EXERCISE DETAILS:
Leaving out the pictures, retype the lines from the beginning of the listing through the line containing "0.125, 0.10, 0.06];".

PROVIDED DATA:

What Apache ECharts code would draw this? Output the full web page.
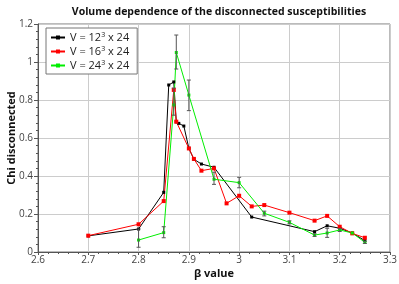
<!DOCTYPE html>
<html><head><meta charset="utf-8">
<script src="https://cdn.jsdelivr.net/npm/echarts@6/dist/echarts.min.js"></script>
<style>html,body{margin:0;padding:0;background:#fff}#c{width:399px;height:284px}</style>
</head><body><div id="c"></div>
<script>
const titleText = 'Volume dependence of the disconnected susceptibilities';
const xName = 'β value';
const yName = 'Chi disconnected';

const beta12 = [2.7, 2.8, 2.85, 2.86, 2.87, 2.875, 2.88, 2.89, 2.9, 2.91, 2.925, 2.95, 3.025, 3.15, 3.175, 3.2, 3.225, 3.25];
const chi12  = [0.085, 0.121, 0.314, 0.879, 0.895, 0.685, 0.677, 0.663, 0.546, 0.488, 0.463, 0.446, 0.184, 0.107, 0.138, 0.125, 0.10, 0.06];

const beta16 = [2.7, 2.8, 2.85, 2.87, 2.875, 2.9, 2.91, 2.925, 2.95, 2.975, 3.0, 3.025, 3.05, 3.1, 3.15, 3.175, 3.2, 3.225, 3.25];
const chi16  = [0.086, 0.146, 0.268, 0.853, 0.686, 0.545, 0.49, 0.428, 0.44, 0.256, 0.296, 0.24, 0.247, 0.207, 0.165, 0.19, 0.133, 0.098, 0.075];

const beta24 = [2.8, 2.85, 2.87, 2.875, 2.9, 2.95, 3.0, 3.05, 3.1, 3.15, 3.175, 3.2, 3.225, 3.25];
const chi24  = [0.063, 0.102, 0.774, 1.05, 0.826, 0.383, 0.365, 0.204, 0.156, 0.089, 0.10, 0.116, 0.10, 0.051];

// error bars (low / high)
const errBeta = [2.8, 2.85, 2.87, 2.875, 2.9, 2.95, 3.0, 3.05, 3.1, 3.15, 3.175, 3.2, 3.25];
const errLow  = [0.025, 0.075, 0.72, 0.963, 0.744, 0.356, 0.338, 0.19, 0.148, 0.082, 0.077, 0.108, 0.045];
const errHigh = [0.121, 0.133, 0.863, 1.142, 0.905, 0.42, 0.393, 0.215, 0.164, 0.096, 0.125, 0.124, 0.057];

const legendNames = ['V = 12{s|3} x 24', 'V = 16{s|3} x 24', 'V = 24{s|3} x 24'];
const colors = ['#000000', '#ff0000', '#00ee00'];

function pairs(xs, ys) { return xs.map((x, i) => [x, ys[i]]); }

const chart = echarts.init(document.getElementById('c'), null, {renderer: 'canvas'});
const lineSeries = (name, xs, ys, color, size) => ({
  name, type: 'line', data: pairs(xs, ys), symbol: 'rect', symbolSize: size,
  itemStyle: {color}, lineStyle: {color, width: 1}, animation: false, z: 3
});

chart.setOption({
  animation: false,
  title: {text: titleText, left: 214, textAlign: 'center', top: 2,
    textStyle: {fontFamily: 'Open Sans', fontWeight: 'bold', fontSize: 10.5, color: '#111'}},
  grid: {left: 38, right: 9, top: 24, bottom: 32, show: true, borderColor: '#777', borderWidth: 1,
    containLabel: false, outerBoundsMode: 'none'},
  legend: {
    orient: 'vertical', left: 46, top: 28, itemWidth: 14, itemHeight: 5, itemGap: 1,
    backgroundColor: '#fff', borderColor: '#777', borderWidth: 1, borderRadius: 0, padding: [3, 8, 2, 4],
    data: legendNames,
    textStyle: {fontFamily: 'Open Sans', fontSize: 11, color: '#222', lineHeight: 13,
      rich: {s: {fontSize: 7, verticalAlign: 'top', lineHeight: 13, padding: [0, 0, 6, 0], fontFamily: 'Open Sans', color: '#222'}}}
  },
  xAxis: {
    type: 'value', min: 2.6, max: 3.3, interval: 0.1,
    name: xName, nameLocation: 'middle', nameGap: 16, nameMoveOverlap: false,
    nameTextStyle: {fontFamily: 'Open Sans', fontWeight: 'bold', fontSize: 11, color: '#111'},
    axisLine: {lineStyle: {color: '#555'}},
    axisTick: {length: 3, lineStyle: {color: '#555'}},
    minorTick: {show: true, splitNumber: 5, length: 2, lineStyle: {color: '#555'}},
    axisLabel: {fontFamily: 'Open Sans', fontSize: 10, color: '#444', margin: 3, formatter: v => String(+v.toFixed(1))},
    splitLine: {show: true, lineStyle: {color: '#ccc', width: 1}}
  },
  yAxis: {
    type: 'value', min: 0, max: 1.2, interval: 0.2,
    name: yName, nameLocation: 'middle', nameGap: 21, nameRotate: 90, nameMoveOverlap: false,
    nameTextStyle: {fontFamily: 'Open Sans', fontWeight: 'bold', fontSize: 11, color: '#111'},
    axisLine: {show: true, lineStyle: {color: '#555'}},
    axisTick: {show: true, length: 4, lineStyle: {color: '#555'}},
    minorTick: {show: true, splitNumber: 5, length: 2, lineStyle: {color: '#555'}},
    axisLabel: {fontFamily: 'Open Sans', fontSize: 10, color: '#444', margin: 5, formatter: v => String(+v.toFixed(1))},
    splitLine: {show: true, lineStyle: {color: '#ccc', width: 1}}
  },
  series: [
    lineSeries(legendNames[0], beta12, chi12, colors[0], 3),
    lineSeries(legendNames[1], beta16, chi16, colors[1], 4),
    lineSeries(legendNames[2], beta24, chi24, colors[2], 3),
    {
      type: 'custom', name: 'err', data: errBeta.map((b, i) => [b, errLow[i], errHigh[i]]),
      z: 4, silent: true,
      renderItem: function (params, api) {
        const lo = api.coord([api.value(0), api.value(1)]);
        const hi = api.coord([api.value(0), api.value(2)]);
        const w = 2;
        const st = {stroke: '#555', lineWidth: 1};
        return {type: 'group', children: [
          {type: 'line', shape: {x1: lo[0], y1: lo[1], x2: hi[0], y2: hi[1]}, style: st},
          {type: 'line', shape: {x1: lo[0] - w, y1: lo[1], x2: lo[0] + w, y2: lo[1]}, style: st},
          {type: 'line', shape: {x1: hi[0] - w, y1: hi[1], x2: hi[0] + w, y2: hi[1]}, style: st}
        ]};
      }
    }
  ]
});
</script></body></html>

CORRECT RESPONSE:
What Apache ECharts code would draw this? Output the full web page.
<!DOCTYPE html>
<html><head><meta charset="utf-8">
<script src="https://cdn.jsdelivr.net/npm/echarts@6/dist/echarts.min.js"></script>
<style>html,body{margin:0;padding:0;background:#fff}#c{width:399px;height:284px}</style>
</head><body><div id="c"></div>
<script>
const titleText = 'Volume dependence of the disconnected susceptibilities';
const xName = 'β value';
const yName = 'Chi disconnected';

const beta12 = [2.7, 2.8, 2.85, 2.86, 2.87, 2.875, 2.88, 2.89, 2.9, 2.91, 2.925, 2.95, 3.025, 3.15, 3.175, 3.2, 3.225, 3.25];
const chi12  = [0.085, 0.121, 0.314, 0.879, 0.895, 0.685, 0.677, 0.663, 0.546, 0.488, 0.463, 0.446, 0.184, 0.107, 0.138, 0.125, 0.10, 0.06];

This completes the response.